The West is delineated with truly remarkable precision. Three of the four Anglo countries – all the relevant ones – agree with the US more than anybody else. So does Israel. All of Europe (most of it in NATO) occupies the second tier. Non-NATO allies like Japan, Korea, Ireland, Chile, and Georgia occupy the third tier.
Almost without exception, the parts of the world that are largely neutral/independent of the US are in the light red categories. The darker red categories are occupied by so-called “rogue regimes” (predictable ones like Cuba, North Korea, Iran, Syria) as well as by some stranger ones like India and Egypt. This I am sure is because of the latters’ policy of Non-Alignment during the Cold War. It is also oft forgotten that US-Indian relations during the Cold War were pretty bad, with the US coming close to declaring war against it in 1971 (incidentally, the USSR played a crucial role in preventing that by a show of naval power; this helped create Bangladesh, and partly explains warm Indian attitudes to Russia today). If you measured UN votes only since 1991, I suspect India would be the same color as the other BRICS.

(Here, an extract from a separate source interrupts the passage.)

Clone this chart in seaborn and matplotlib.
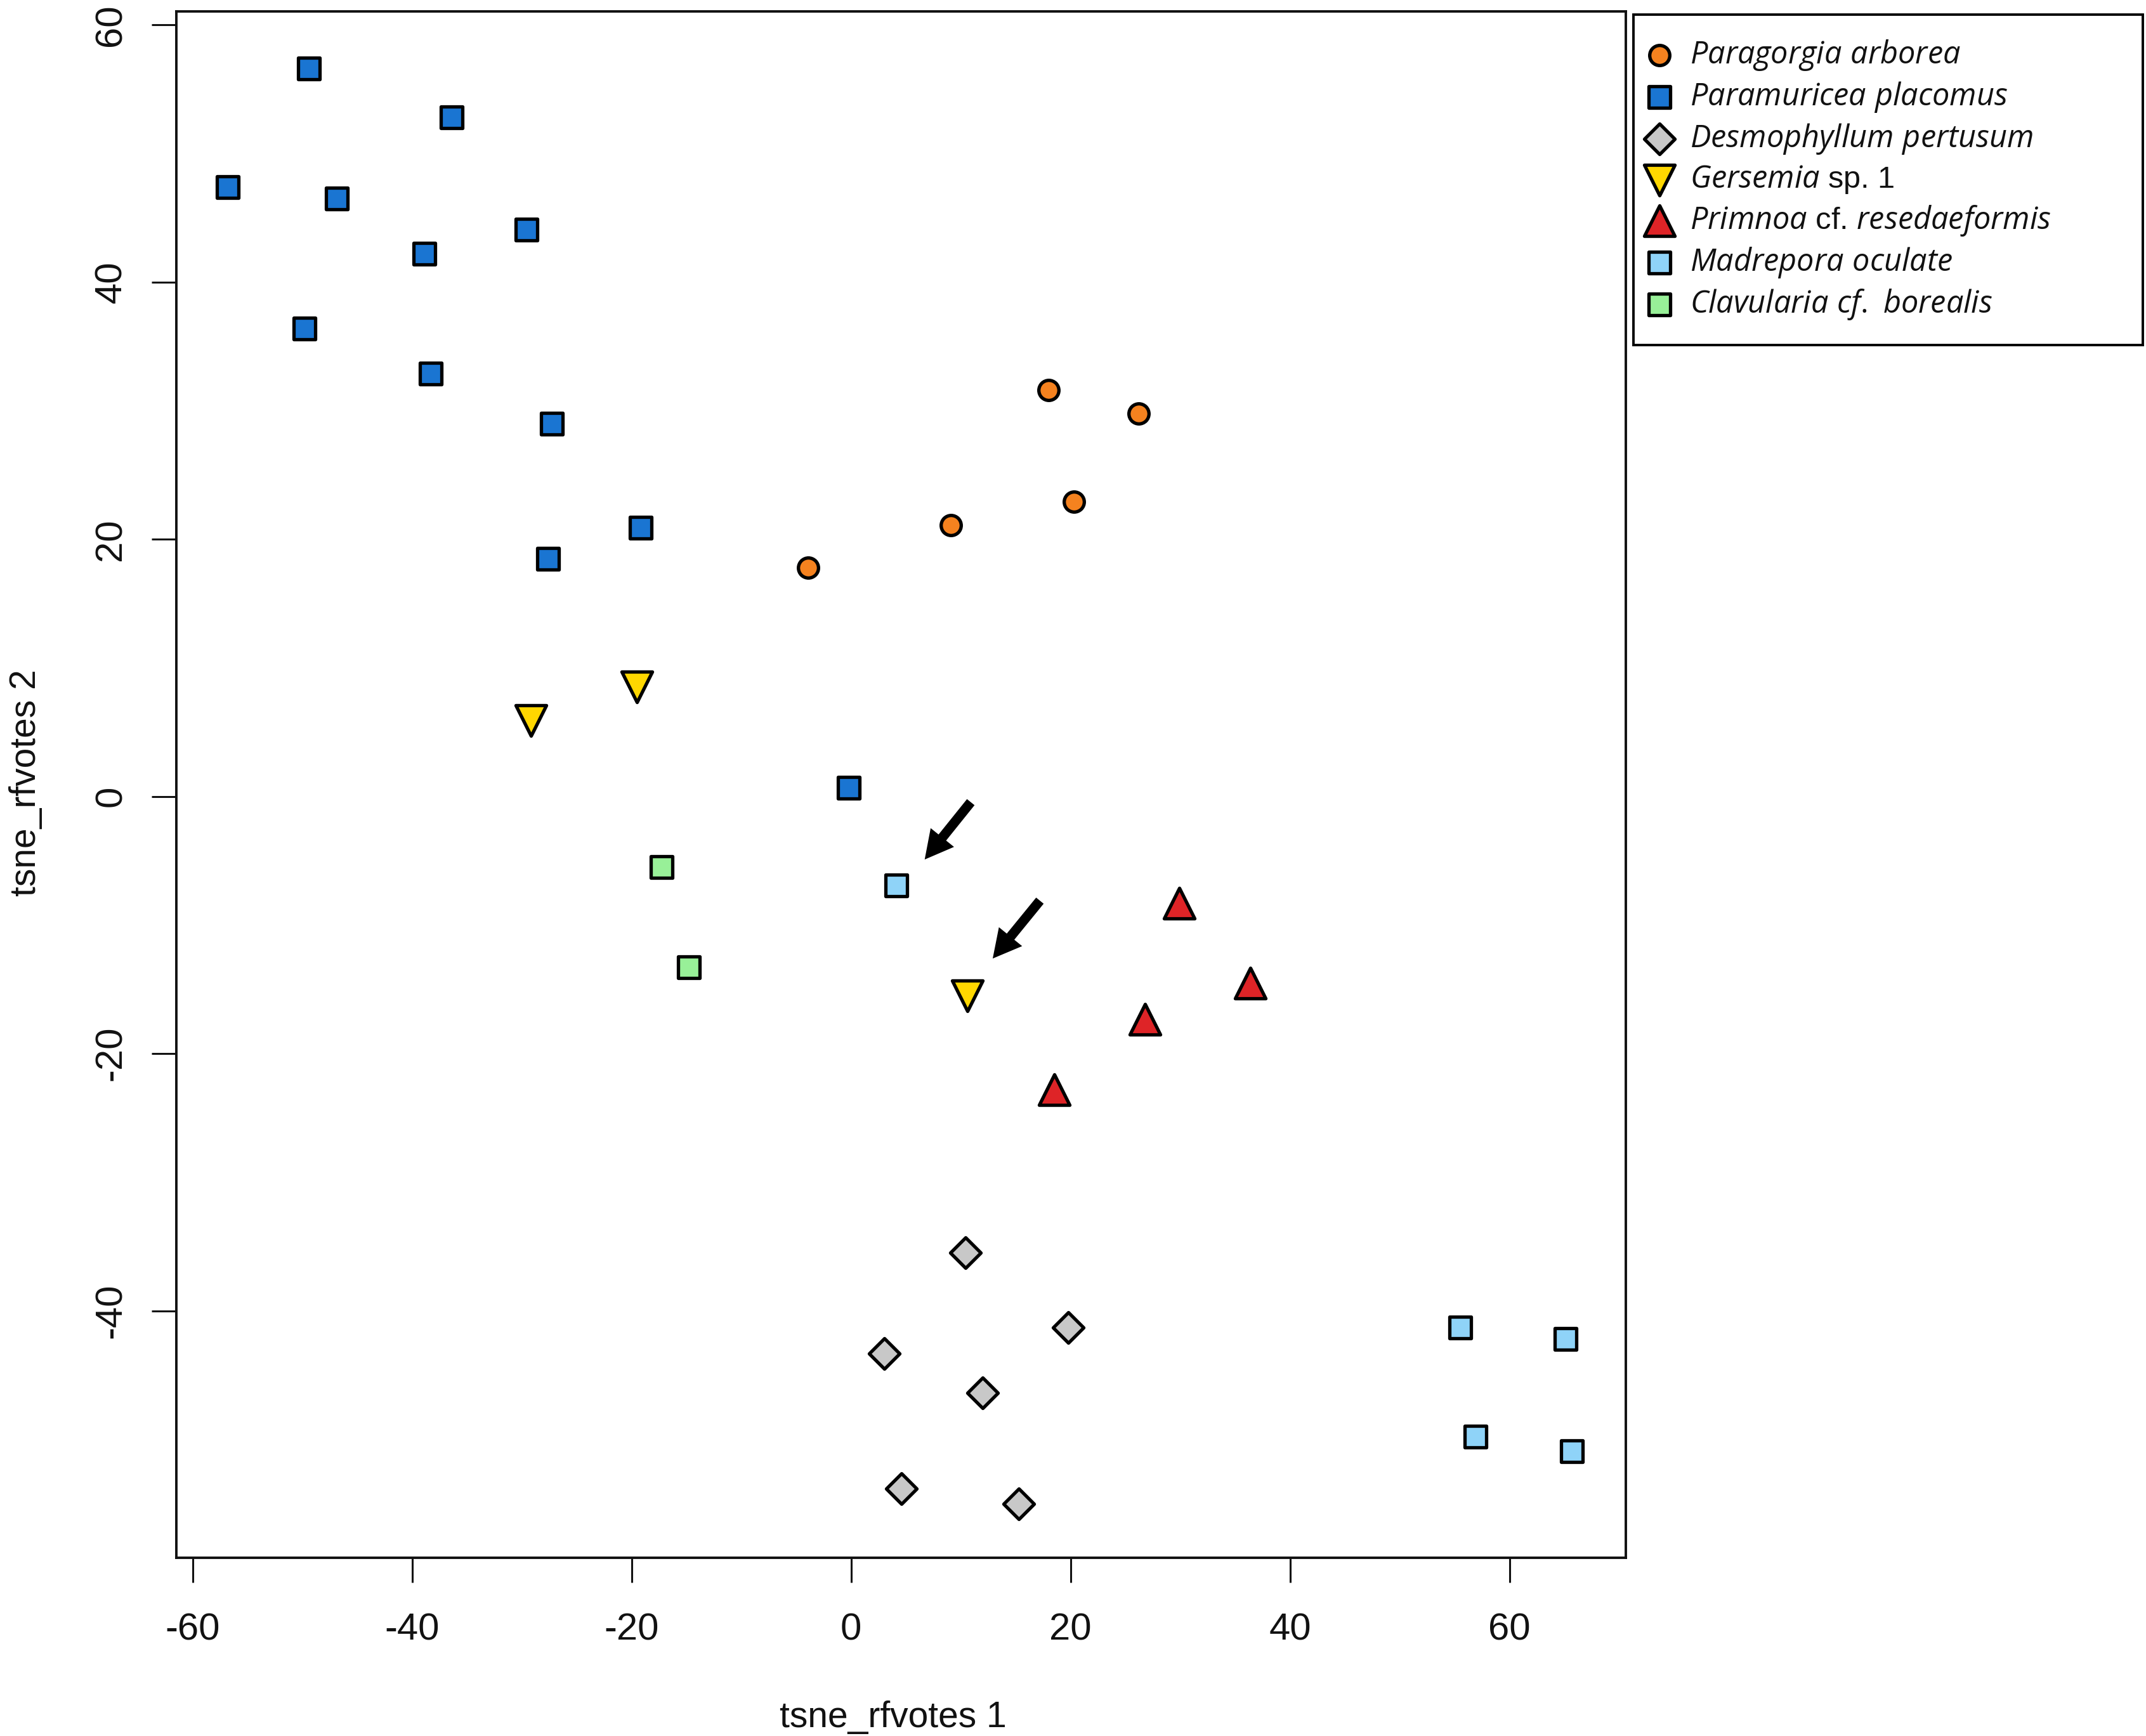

Incidentally, the very last UN vote on Crimea (alleging that it was occupied by Russia) tracked the above pattern with stunning precision, the only significant exception being South Korea’s neutrality.
Again, I emphasize all this is nothing unexpected. But it’s always good to quantify and visualize such things just to make sure.
* Another exception: Recognition of the Armenian Genocide vs. Holodomor as genocide. This seems to reflect more the 20th century division in the West between the more ardent anti-Communist bloc (USA, Latin America, later “New Europe”), and its less ideologized members (core Europe).